Ein Highlight des Filmfests war die Deutschland-Premiere des deutschen Oscar-Beitrags »Die Saat des heiligen Feigenbaums« des iranischen Filmemachers Mohammad Rasoulof, in dem ein von Paranoia geplagter Richter seine Töchter verdächtigt, seine Dienstwaffe entwendet zu haben. Auch Ali Samadis Drama »Sieben Tage« über die Teheraner Widerstandskämpferin Maryam (Vishka Asayesh), die ihre Kinder ein letztes Mal sehen möchte, bevor sie wieder ins Gefängnis zurückkehrt, stammt aus Rasoulofs Feder. Eine starke Szene: Wäre sie ein Mann, würde sie als Held gefeiert werden, als Frau sei sie deswegen eine schlechte Mutter. Das Publikum applaudiert spontan. Einige denken an die Menschenrechtlerin Narges Mohammadi. Women, Life, Freedom.

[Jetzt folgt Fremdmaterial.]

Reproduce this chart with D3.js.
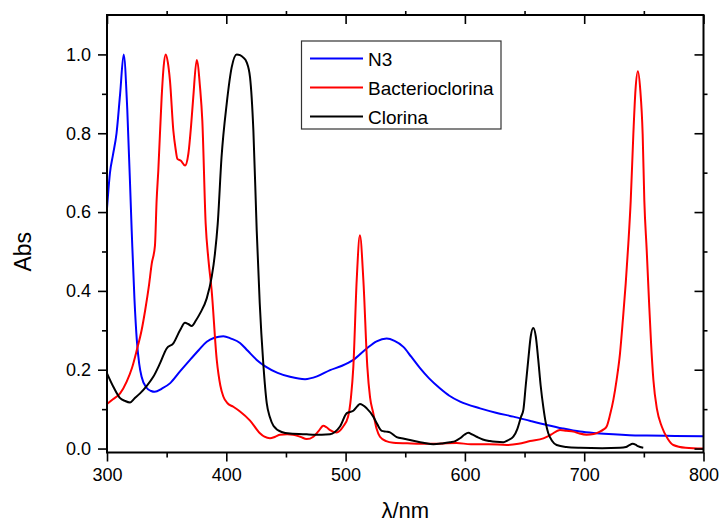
<!DOCTYPE html>
<html>
<head>
<meta charset="utf-8">
<script src="https://cdn.jsdelivr.net/npm/d3@7/dist/d3.min.js"></script>
<style>
  html, body { margin: 0; padding: 0; background: #fff; }
  svg { display: block; font-family: "Liberation Sans", Arial, sans-serif; }
</style>
</head>
<body>
<svg id="chart" width="721" height="524"></svg>
<script>
// Absorption spectra, wavelength (nm) vs normalised absorbance
const seriesNames = ["N3", "Bacterioclorina", "Clorina"];
const seriesColors = ["#0000ff", "#ff0000", "#000000"];

const n3 = [
  [300, 0.609], [302.5, 0.70], [305, 0.745], [308, 0.80], [311, 0.90], [314, 1.0],
  [317, 0.86], [320.7, 0.553], [323, 0.38], [325, 0.275], [327, 0.215], [329, 0.182],
  [333, 0.155], [337, 0.146], [340, 0.144], [346, 0.152], [353, 0.166], [361, 0.195],
  [369.6, 0.225], [377, 0.25], [383.6, 0.271], [390, 0.281], [397.5, 0.285], [404, 0.279],
  [411.5, 0.268], [418, 0.248], [425.5, 0.225], [433, 0.208], [443, 0.192], [453.4, 0.182],
  [466, 0.176], [476, 0.183], [487, 0.199], [497, 0.21], [506.5, 0.225], [517.7, 0.254],
  [526, 0.272], [534.4, 0.279], [541, 0.273], [548.4, 0.258], [555, 0.233], [562.4, 0.204],
  [570, 0.178], [579, 0.153], [587, 0.134], [596, 0.119], [612.7, 0.102], [626, 0.091],
  [640.6, 0.081], [655, 0.070], [668.6, 0.060], [682, 0.051], [696.5, 0.043], [710, 0.039],
  [724.4, 0.036], [738, 0.034], [752.4, 0.033], [776, 0.032], [800, 0.031]
];

const bacterioclorina = [
  [300, 0.113], [305, 0.125], [311, 0.14], [316.5, 0.17], [321, 0.205], [325, 0.25],
  [329, 0.30], [332, 0.351], [335, 0.41], [337.5, 0.469], [340.2, 0.515], [341.6, 0.63],
  [343, 0.705], [345.8, 0.891], [347.5, 0.97], [349.2, 1.0], [351, 0.98], [352.8, 0.933],
  [355.6, 0.807], [357.5, 0.76], [359, 0.735], [362, 0.73], [365.4, 0.718], [368.2, 0.748],
  [370.5, 0.82], [372.3, 0.891], [375.2, 0.986], [378, 0.916], [379.9, 0.832], [382.7, 0.571],
  [385, 0.48], [387.7, 0.402], [392, 0.225], [395, 0.16], [397.5, 0.132], [401, 0.115],
  [405.9, 0.106], [411.5, 0.094], [419.9, 0.071], [428.2, 0.039], [432, 0.03], [436.6, 0.026],
  [441, 0.03], [445, 0.035], [451, 0.036], [456, 0.035], [462, 0.03], [467.4, 0.024],
  [473, 0.030], [477.5, 0.045], [481.3, 0.058], [484, 0.054], [487, 0.047], [492.5, 0.041],
  [498, 0.056], [502, 0.08], [504.5, 0.13], [506.5, 0.208], [509.3, 0.427], [512, 0.541],
  [514.9, 0.427], [518.2, 0.208], [520.5, 0.13], [523.2, 0.090], [526, 0.05], [528.8, 0.030],
  [534, 0.019], [540, 0.015], [555, 0.013], [570, 0.012], [593, 0.014], [605, 0.011],
  [620, 0.011], [635, 0.009], [645, 0.012], [654.6, 0.019], [665.8, 0.026], [672, 0.035],
  [679.7, 0.047], [685, 0.045], [690.9, 0.043], [696, 0.038], [702, 0.035], [708, 0.037],
  [713.2, 0.043], [716, 0.048], [718.8, 0.056], [721.6, 0.085], [724.4, 0.123], [727.2, 0.175],
  [730, 0.241], [732.5, 0.33], [734.8, 0.419], [737, 0.52], [739, 0.629], [741.2, 0.798],
  [743, 0.91], [745, 0.957], [747, 0.91], [749, 0.798], [750.4, 0.629], [752.4, 0.503],
  [754.3, 0.376], [756, 0.27], [758, 0.174], [761, 0.10], [765, 0.056], [770, 0.025],
  [774.7, 0.009], [785, 0.002], [800, 0.0]
];

const clorina = [
  [300, 0.191], [305.3, 0.157], [311, 0.128], [315, 0.121], [319.3, 0.117], [323, 0.127],
  [327.7, 0.140], [333, 0.158], [338.8, 0.182], [344.4, 0.216], [350, 0.254], [355.6, 0.267],
  [361.2, 0.300], [365.4, 0.319], [368, 0.316], [371, 0.311], [374.5, 0.325], [378, 0.343],
  [383.6, 0.381], [387.8, 0.436], [390.5, 0.495], [392.8, 0.57], [396, 0.739], [400.3, 0.874],
  [404.5, 0.967], [408.7, 1.0], [411.5, 0.998], [414.3, 0.992], [417.1, 0.98], [419.9, 0.942],
  [422.7, 0.807], [425.5, 0.553], [428, 0.37], [431, 0.216], [433.9, 0.115], [436.5, 0.08],
  [439.5, 0.058], [446.4, 0.042], [453.4, 0.038], [467.4, 0.036], [480, 0.035], [487, 0.036],
  [491, 0.042], [495.3, 0.056], [501, 0.090], [506.5, 0.096], [510, 0.108], [512, 0.113],
  [517.7, 0.102], [523.2, 0.081], [526.5, 0.062], [530.3, 0.045], [534, 0.043], [537.2, 0.041],
  [542.8, 0.029], [549, 0.025], [556.8, 0.020], [565, 0.015], [573.6, 0.011], [581, 0.013],
  [587.5, 0.016], [592, 0.019], [595.9, 0.026], [599.5, 0.035], [602.9, 0.040], [606, 0.036],
  [609.9, 0.030], [615, 0.023], [621, 0.019], [626, 0.017], [632.2, 0.016], [636, 0.021],
  [640.6, 0.030], [644, 0.05], [647, 0.08], [649, 0.098], [651, 0.16], [653.1, 0.225],
  [655.2, 0.285], [657.3, 0.306], [659.4, 0.285], [661.5, 0.225], [663.5, 0.16], [665.7, 0.106],
  [667.8, 0.065], [669.9, 0.039], [673, 0.02], [676.9, 0.009], [685, 0.004], [696.5, 0.002],
  [715, 0.001], [730, 0.002], [735, 0.004], [737.5, 0.008], [740.6, 0.012], [743, 0.010],
  [745, 0.006], [749.5, 0.002]
];

const xTicks = [300, 400, 500, 600, 700, 800];
const xMinorTicks = [350, 450, 550, 650, 750];
const yTicks = [0.0, 0.2, 0.4, 0.6, 0.8, 1.0];
const yMinorTicks = [0.1, 0.3, 0.5, 0.7, 0.9];

const svg = d3.select("#chart");
const plotLeft = 107, plotRight = 703.5, plotTop = 15, plotBottom = 452.5;

const x = d3.scaleLinear().domain([300, 800]).range([plotLeft, plotRight]);
const y = d3.scaleLinear().domain([-0.01, 1.1]).range([plotBottom, plotTop]);

const tickFont = 18;

// Curves (clipped to the frame)
svg.append("defs").append("clipPath").attr("id", "plotClip")
  .append("rect").attr("x", plotLeft).attr("y", plotTop)
  .attr("width", plotRight - plotLeft).attr("height", plotBottom - plotTop);

const line = d3.line()
  .x(d => x(d[0]))
  .y(d => y(d[1]))
  .curve(d3.curveMonotoneX);

const seriesData = [n3, bacterioclorina, clorina];
const plot = svg.append("g").attr("clip-path", "url(#plotClip)");
seriesData.forEach((data, i) => {
  plot.append("path")
    .datum(data)
    .attr("fill", "none")
    .attr("stroke", seriesColors[i])
    .attr("stroke-width", 2)
    .attr("stroke-linejoin", "round")
    .attr("d", line);
});

// Axes
function styleAxis(g) {
  g.select(".domain").remove();
  g.selectAll(".tick line").attr("stroke", "#000").attr("stroke-width", 1.6);
  g.selectAll(".tick text").attr("fill", "#000").style("font-size", tickFont + "px")
    .style("font-family", "'Liberation Sans', Arial, sans-serif");
}

// bottom: labelled major ticks outward, minor outward
svg.append("g").attr("transform", `translate(0,${plotBottom})`)
  .call(d3.axisBottom(x).tickValues(xTicks).tickSize(9).tickPadding(7).tickFormat(d3.format("d")))
  .call(styleAxis);
svg.append("g").attr("transform", `translate(0,${plotBottom})`)
  .call(d3.axisBottom(x).tickValues(xMinorTicks).tickSize(5).tickFormat(""))
  .call(styleAxis);

// top: major inward, minor outward
svg.append("g").attr("transform", `translate(0,${plotTop})`)
  .call(d3.axisTop(x).tickValues(xTicks).tickSize(-9).tickFormat(""))
  .call(styleAxis);
svg.append("g").attr("transform", `translate(0,${plotTop})`)
  .call(d3.axisTop(x).tickValues(xMinorTicks).tickSize(4).tickFormat(""))
  .call(styleAxis);

// left: labelled major ticks outward, minor outward
svg.append("g").attr("transform", `translate(${plotLeft},0)`)
  .call(d3.axisLeft(y).tickValues(yTicks).tickSize(9).tickPadding(7).tickFormat(d3.format(".1f")))
  .call(styleAxis);
svg.append("g").attr("transform", `translate(${plotLeft},0)`)
  .call(d3.axisLeft(y).tickValues(yMinorTicks).tickSize(5).tickFormat(""))
  .call(styleAxis);

// right: major inward, minor outward
svg.append("g").attr("transform", `translate(${plotRight},0)`)
  .call(d3.axisRight(y).tickValues(yTicks).tickSize(-9).tickFormat(""))
  .call(styleAxis);
svg.append("g").attr("transform", `translate(${plotRight},0)`)
  .call(d3.axisRight(y).tickValues(yMinorTicks).tickSize(4).tickFormat(""))
  .call(styleAxis);

// frame
svg.append("rect")
  .attr("x", plotLeft).attr("y", plotTop)
  .attr("width", plotRight - plotLeft).attr("height", plotBottom - plotTop)
  .attr("fill", "none").attr("stroke", "#000").attr("stroke-width", 2);

// axis titles
svg.append("text")
  .attr("x", (plotLeft + plotRight) / 2).attr("y", 518)
  .attr("text-anchor", "middle")
  .style("font-size", "22px")
  .text("λ/nm");

svg.append("text")
  .attr("transform", `translate(31,${(plotTop + plotBottom) / 2 + 18}) rotate(-90)`)
  .attr("text-anchor", "middle")
  .style("font-size", "23px")
  .text("Abs");

// legend
const legend = svg.append("g");
legend.append("rect")
  .attr("x", 301.5).attr("y", 41).attr("width", 199.5).attr("height", 88)
  .attr("fill", "#fff").attr("stroke", "#333").attr("stroke-width", 1.2);
seriesNames.forEach((name, i) => {
  const ly = 58.5 + i * 29;
  legend.append("line")
    .attr("x1", 310).attr("x2", 363).attr("y1", ly).attr("y2", ly)
    .attr("stroke", seriesColors[i]).attr("stroke-width", 2);
  legend.append("text")
    .attr("x", 368).attr("y", ly + 7)
    .style("font-size", "19px")
    .text(name);
});
</script>
</body>
</html>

Dass politische Filme auch Spaß machen können, zeigt Rich Peppiatts temporeiches Drama »Kneecap« über einen Musikschullehrer in Belfast, der gemeinsam mit feierwütigen Iren eine gälisch rappende HipHop-Band gründet. Seine Freundin kämpft währenddessen um den Erhalt der irischen Sprache. Der Regisseur lernte erst durch die Arbeit an dem Film Gälisch, die Band gibt es wirklich.

Ungewohntes Terrain beschritten Michel Hazanavicius und Thomas Vinterberg. Der dänische Filmemacher präsentierte mit der Familiensaga »Families Like Ours«, seine erste Serie, in der aufgrund einer drohenden Flut Dänemark evakuiert wird. Eigentum und Geld haben plötzlich einen anderen Wert. Als Vinterberg vor sieben Jahren das Drehbuch schrieb, gab es keine Corona-Pandemie und keine Lockdownpläne.

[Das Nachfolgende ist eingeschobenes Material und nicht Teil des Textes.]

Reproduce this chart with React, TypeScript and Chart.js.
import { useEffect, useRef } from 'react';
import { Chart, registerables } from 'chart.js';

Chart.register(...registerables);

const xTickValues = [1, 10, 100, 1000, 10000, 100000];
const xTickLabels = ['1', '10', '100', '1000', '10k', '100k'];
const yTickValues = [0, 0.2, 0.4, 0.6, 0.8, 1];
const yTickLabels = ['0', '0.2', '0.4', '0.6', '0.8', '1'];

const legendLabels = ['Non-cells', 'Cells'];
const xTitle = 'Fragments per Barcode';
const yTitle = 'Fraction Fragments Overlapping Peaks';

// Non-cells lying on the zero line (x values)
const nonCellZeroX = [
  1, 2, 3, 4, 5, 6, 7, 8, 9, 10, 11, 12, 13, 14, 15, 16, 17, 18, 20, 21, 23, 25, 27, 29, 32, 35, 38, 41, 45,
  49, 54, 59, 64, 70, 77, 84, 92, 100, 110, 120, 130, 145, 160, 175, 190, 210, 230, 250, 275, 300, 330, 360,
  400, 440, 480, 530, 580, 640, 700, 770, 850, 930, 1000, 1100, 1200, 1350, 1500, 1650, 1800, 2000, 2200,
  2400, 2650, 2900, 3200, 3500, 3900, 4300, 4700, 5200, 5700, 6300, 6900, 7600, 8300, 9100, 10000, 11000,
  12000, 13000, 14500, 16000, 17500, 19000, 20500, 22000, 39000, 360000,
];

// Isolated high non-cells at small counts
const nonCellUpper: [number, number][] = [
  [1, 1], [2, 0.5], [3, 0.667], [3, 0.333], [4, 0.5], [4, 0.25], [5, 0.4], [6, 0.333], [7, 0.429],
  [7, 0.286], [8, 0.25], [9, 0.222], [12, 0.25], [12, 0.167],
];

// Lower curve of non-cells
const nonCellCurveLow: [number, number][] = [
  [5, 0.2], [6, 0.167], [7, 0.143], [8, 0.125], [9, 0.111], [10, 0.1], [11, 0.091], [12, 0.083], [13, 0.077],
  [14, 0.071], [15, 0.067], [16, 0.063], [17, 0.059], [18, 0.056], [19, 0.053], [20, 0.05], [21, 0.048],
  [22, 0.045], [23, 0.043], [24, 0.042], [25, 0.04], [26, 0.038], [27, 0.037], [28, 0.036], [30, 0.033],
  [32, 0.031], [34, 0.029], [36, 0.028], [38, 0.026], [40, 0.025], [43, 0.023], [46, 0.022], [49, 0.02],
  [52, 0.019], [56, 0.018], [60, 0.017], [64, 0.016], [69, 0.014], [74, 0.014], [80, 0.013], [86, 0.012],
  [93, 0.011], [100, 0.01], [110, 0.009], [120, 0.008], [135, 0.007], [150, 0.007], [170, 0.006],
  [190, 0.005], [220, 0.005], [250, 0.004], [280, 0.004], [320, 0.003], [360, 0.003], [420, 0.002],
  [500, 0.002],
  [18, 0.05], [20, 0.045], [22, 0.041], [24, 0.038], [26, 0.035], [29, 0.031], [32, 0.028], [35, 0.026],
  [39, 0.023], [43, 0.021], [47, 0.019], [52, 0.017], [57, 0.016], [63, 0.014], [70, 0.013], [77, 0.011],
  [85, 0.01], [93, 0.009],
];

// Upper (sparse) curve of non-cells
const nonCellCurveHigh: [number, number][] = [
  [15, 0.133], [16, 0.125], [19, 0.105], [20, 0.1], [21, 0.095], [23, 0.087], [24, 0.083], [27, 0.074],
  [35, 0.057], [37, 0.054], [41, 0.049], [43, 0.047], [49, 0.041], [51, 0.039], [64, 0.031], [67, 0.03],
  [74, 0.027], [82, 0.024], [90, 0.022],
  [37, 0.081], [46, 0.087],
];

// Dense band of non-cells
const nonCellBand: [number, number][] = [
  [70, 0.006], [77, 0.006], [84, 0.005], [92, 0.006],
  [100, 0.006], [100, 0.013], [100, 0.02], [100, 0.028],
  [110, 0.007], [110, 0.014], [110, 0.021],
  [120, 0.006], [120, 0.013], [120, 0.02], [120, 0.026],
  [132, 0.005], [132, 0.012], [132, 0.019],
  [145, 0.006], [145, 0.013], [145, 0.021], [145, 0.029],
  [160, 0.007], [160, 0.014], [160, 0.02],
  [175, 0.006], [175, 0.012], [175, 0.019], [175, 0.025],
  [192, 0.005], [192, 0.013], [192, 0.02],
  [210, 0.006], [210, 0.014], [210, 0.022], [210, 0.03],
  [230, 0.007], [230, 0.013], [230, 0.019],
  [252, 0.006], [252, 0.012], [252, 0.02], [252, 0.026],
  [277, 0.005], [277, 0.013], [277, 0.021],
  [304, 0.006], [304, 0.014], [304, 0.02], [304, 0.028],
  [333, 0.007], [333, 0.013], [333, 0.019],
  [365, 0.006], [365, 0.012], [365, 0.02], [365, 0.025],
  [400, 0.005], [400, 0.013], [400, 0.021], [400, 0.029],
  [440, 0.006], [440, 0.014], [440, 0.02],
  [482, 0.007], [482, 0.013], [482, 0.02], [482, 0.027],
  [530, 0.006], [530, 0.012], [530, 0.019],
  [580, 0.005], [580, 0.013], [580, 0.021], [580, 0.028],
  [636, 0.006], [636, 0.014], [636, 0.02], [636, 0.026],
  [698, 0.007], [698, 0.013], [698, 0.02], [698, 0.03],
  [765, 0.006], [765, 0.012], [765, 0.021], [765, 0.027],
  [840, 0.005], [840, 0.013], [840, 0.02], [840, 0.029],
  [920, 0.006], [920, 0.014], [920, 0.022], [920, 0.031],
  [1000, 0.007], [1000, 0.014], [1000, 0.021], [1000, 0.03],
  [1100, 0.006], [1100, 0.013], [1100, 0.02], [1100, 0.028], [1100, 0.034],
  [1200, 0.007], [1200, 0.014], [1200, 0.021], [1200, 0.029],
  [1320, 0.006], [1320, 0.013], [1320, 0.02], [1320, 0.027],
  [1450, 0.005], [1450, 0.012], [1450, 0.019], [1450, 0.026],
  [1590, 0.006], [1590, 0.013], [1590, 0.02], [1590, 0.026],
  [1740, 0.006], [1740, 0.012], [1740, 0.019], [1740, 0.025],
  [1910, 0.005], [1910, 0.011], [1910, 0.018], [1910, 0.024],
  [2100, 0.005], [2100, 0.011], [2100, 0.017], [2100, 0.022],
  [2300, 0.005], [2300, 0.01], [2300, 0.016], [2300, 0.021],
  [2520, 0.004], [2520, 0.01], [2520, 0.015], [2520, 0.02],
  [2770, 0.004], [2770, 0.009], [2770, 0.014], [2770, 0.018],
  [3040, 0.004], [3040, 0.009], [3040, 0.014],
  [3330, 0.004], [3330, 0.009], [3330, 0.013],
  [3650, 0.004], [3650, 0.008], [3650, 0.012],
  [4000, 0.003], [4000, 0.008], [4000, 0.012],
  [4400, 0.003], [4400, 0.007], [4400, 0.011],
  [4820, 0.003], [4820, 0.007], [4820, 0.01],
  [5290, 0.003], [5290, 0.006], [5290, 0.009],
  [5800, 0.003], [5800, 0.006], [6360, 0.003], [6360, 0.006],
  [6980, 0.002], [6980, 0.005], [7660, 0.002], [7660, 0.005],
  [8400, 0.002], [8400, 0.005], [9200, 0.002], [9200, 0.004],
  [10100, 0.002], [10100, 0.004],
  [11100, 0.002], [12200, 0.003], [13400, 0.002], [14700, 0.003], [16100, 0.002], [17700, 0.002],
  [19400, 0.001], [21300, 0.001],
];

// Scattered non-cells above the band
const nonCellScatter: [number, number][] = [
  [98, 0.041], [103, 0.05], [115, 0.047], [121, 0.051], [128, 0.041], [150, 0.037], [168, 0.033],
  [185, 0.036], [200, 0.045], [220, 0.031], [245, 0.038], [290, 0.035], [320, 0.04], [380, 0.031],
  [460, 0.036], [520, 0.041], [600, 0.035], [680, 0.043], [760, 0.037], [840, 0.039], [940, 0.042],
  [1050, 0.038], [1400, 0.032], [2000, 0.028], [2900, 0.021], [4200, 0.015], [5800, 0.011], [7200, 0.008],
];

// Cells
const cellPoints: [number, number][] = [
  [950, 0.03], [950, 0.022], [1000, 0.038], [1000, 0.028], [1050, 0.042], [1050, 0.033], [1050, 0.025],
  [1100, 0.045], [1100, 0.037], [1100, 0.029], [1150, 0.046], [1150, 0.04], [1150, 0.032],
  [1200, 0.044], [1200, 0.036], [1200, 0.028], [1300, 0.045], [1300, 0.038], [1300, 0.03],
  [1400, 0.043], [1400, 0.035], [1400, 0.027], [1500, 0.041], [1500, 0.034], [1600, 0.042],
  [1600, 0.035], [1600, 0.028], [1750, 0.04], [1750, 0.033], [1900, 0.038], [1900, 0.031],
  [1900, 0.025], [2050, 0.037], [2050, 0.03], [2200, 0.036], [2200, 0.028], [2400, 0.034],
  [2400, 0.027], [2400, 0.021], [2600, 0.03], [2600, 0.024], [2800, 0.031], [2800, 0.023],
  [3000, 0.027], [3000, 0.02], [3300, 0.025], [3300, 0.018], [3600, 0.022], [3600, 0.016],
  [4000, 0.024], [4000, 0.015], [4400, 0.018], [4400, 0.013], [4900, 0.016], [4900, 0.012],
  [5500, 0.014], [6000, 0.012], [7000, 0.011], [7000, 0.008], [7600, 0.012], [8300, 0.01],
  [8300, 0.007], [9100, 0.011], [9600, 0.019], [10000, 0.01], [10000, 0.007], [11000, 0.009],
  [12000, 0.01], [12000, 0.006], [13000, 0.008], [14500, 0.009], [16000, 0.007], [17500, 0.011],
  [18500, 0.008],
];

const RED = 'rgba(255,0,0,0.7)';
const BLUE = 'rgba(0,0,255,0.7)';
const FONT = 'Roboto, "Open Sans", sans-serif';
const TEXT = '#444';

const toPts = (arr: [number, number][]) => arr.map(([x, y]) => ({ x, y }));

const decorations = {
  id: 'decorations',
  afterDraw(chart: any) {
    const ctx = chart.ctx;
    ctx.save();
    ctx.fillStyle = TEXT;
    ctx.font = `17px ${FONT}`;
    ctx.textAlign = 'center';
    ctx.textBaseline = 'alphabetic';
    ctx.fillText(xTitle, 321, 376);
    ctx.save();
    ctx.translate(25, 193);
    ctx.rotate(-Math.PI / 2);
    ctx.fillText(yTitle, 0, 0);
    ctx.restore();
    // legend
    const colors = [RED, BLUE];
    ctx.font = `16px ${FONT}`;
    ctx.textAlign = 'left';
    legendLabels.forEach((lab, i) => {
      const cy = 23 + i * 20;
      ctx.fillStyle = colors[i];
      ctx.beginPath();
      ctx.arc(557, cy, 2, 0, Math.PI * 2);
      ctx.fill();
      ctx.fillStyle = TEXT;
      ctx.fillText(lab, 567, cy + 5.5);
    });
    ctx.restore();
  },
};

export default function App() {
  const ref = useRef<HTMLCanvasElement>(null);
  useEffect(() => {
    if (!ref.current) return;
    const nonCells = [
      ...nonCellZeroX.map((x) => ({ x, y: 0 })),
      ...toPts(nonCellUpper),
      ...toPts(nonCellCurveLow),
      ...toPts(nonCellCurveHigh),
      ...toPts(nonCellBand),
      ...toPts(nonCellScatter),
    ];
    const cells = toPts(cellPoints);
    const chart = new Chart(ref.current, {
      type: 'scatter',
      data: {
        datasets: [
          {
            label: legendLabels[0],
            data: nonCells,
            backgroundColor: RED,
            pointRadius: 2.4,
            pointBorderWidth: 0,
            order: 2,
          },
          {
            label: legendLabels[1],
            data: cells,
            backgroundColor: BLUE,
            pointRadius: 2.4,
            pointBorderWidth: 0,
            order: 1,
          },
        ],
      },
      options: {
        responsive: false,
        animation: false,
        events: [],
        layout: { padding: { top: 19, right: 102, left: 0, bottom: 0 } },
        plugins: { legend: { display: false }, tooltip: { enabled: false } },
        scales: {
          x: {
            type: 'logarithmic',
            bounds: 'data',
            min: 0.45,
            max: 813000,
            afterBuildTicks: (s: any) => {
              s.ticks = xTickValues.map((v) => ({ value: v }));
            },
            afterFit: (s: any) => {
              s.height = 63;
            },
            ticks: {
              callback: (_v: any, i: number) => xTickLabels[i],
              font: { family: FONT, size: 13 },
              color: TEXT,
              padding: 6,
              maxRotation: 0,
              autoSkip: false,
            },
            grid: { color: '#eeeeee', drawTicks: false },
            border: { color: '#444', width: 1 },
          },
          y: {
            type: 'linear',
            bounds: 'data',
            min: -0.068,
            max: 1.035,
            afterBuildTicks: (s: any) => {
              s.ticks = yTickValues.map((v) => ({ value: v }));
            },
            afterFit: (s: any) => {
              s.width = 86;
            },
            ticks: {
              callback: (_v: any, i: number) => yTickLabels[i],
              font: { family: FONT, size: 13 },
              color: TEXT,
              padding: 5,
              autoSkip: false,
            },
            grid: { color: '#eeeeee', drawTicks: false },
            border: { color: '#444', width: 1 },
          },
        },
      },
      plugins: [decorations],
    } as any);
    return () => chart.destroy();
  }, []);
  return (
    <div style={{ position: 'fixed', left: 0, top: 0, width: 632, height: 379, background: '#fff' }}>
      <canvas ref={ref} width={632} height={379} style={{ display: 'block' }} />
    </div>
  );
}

All sein Herzblut legt Michel Hazanavicius in seinen ersten Animationsfilm »Das kostbarste aller Güter« über ein kinderloses Ehepaar, welches das Baby eines nach Auschwitz deportierten Paares findet. Jean-Claude Grumberg, der Autor des gleichnamigen Jugendbuchs, ist ein Freund der Familie. Hazanavicius wollte eigentlich nie einen Film über den Holocaust machen.

Aufatmen konnte man bei Alice Lowes schwarzhumoriger Komödie »Timestalker«, in der eine Frau über Jahrhunderte wiedergeboren wird, weil sie sich in den falschen Mann verliebt. Besonders bemerkenswert ist Luis Ortegas »Kill the Jockey«, der mit magisch-realistischen Bildern ganz nebenbei Geschlechtergrenzen überschreitet. Sean Bakers Tragikomödie »Anora« hingegen räumt mit dem Cinderella-Mythos auf: Eine Stripperin heiratet überstürzt einen russischen Oligarchensohn, dann kommen seine Aufpasser ins Spiel.

Mit Pedro Almodovars »The Room Next Door« mit Julianne Moore und Tilda Swinton schloss das Filmfest am Samstag. Die Drei erschienen zwar nicht, aber in zehn Tagen kamen insgesamt 312 Gäste aus 29 Ländern. Am Ende waren auch die Filme große Stars – und Malika Rabahallah, die in ihrer ersten Festivalausgabe ein sehr gutes Händchen für Menschen, Situationen und Filme bewiesen hatte.